# start of RECORDS FOR PROCESSING

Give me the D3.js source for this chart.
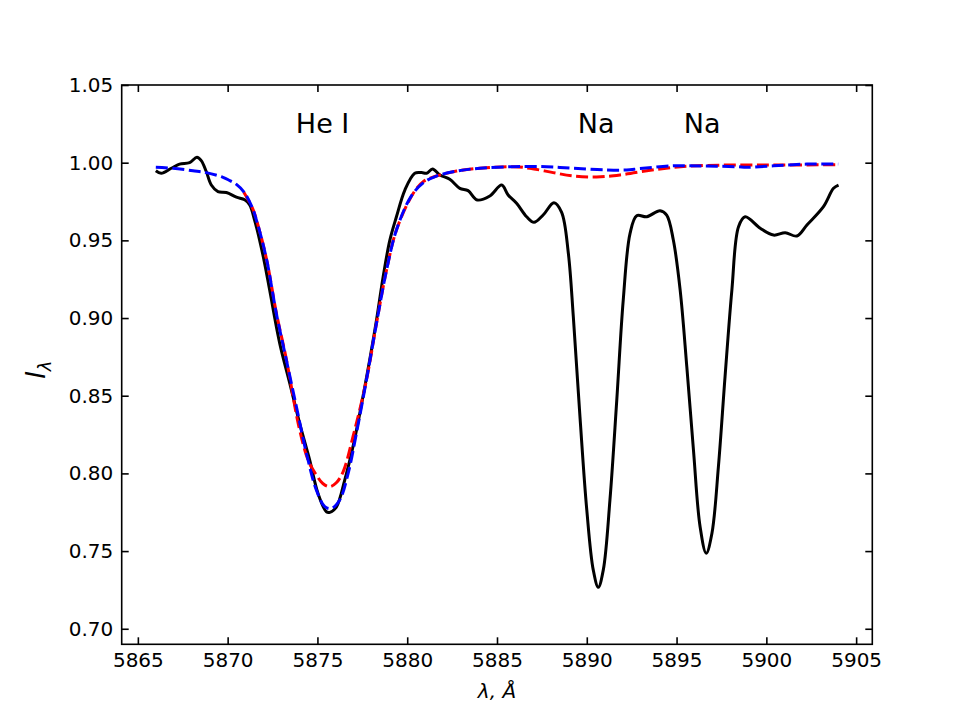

# end of RECORDS FOR PROCESSING
# start of RECORDS FOR PROCESSING

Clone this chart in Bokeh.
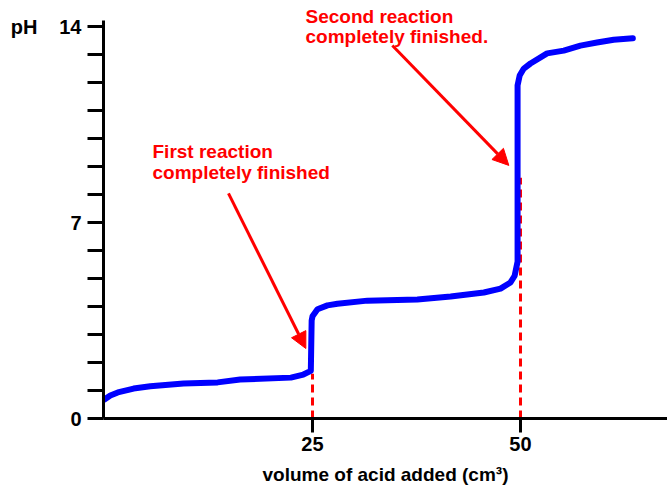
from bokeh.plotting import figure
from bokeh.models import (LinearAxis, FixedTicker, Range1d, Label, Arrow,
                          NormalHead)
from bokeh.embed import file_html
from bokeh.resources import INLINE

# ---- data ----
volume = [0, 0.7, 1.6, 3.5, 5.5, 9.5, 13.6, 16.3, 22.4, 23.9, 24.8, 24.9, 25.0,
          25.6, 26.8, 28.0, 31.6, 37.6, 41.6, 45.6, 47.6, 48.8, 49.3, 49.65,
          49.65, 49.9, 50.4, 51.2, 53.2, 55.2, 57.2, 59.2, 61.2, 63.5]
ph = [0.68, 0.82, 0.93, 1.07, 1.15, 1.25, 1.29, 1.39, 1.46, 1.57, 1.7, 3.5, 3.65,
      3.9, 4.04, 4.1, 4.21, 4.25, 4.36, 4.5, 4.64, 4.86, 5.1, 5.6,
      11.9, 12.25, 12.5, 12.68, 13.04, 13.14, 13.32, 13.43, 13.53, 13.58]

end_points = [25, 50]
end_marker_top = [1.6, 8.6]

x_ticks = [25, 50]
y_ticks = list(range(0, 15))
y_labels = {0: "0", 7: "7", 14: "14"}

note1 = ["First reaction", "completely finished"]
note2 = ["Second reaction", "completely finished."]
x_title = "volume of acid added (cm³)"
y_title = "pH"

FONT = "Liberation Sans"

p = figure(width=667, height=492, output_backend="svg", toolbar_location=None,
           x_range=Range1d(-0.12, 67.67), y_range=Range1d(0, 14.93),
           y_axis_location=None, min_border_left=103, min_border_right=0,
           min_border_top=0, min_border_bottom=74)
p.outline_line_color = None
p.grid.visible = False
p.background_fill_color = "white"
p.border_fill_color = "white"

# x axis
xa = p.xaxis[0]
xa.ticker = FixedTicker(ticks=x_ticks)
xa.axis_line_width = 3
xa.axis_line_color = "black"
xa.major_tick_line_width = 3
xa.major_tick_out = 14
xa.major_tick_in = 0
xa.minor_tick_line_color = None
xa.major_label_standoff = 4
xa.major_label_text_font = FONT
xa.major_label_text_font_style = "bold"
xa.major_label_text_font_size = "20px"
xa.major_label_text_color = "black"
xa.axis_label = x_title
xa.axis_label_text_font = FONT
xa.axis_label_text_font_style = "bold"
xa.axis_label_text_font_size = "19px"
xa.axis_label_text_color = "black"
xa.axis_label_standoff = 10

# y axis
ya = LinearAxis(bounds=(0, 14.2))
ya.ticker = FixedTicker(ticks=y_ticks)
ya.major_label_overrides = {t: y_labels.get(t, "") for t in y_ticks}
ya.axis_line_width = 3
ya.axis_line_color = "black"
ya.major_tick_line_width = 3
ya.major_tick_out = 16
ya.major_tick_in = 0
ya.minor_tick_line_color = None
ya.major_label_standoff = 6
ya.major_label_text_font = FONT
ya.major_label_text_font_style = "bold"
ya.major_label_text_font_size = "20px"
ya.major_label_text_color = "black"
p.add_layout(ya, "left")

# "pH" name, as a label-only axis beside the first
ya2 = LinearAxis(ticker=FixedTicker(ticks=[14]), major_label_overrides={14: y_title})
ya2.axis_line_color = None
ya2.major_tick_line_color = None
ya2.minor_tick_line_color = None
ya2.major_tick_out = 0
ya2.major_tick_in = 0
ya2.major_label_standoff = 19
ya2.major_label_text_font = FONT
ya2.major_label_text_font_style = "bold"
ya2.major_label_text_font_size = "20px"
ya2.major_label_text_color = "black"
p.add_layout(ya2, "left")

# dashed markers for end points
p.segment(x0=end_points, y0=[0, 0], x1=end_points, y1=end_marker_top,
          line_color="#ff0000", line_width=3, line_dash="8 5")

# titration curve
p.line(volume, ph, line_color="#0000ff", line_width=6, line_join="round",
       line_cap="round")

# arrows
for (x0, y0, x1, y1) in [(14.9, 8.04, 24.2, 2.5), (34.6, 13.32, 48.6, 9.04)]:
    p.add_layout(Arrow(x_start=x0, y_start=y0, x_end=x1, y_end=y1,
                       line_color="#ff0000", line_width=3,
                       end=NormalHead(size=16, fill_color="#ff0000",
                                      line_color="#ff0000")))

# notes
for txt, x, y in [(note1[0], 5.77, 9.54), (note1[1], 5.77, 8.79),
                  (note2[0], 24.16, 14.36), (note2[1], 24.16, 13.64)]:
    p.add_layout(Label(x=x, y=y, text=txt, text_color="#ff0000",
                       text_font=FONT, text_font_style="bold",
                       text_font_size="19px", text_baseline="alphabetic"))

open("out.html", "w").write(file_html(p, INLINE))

# end of RECORDS FOR PROCESSING

** WRITTEN PROBLEM **
From the listing above, copy out each line where the word "chart" appears.

** ANSWER TO THIS EXERCISE **
Give me the D3.js source for this chart.
Clone this chart in Bokeh.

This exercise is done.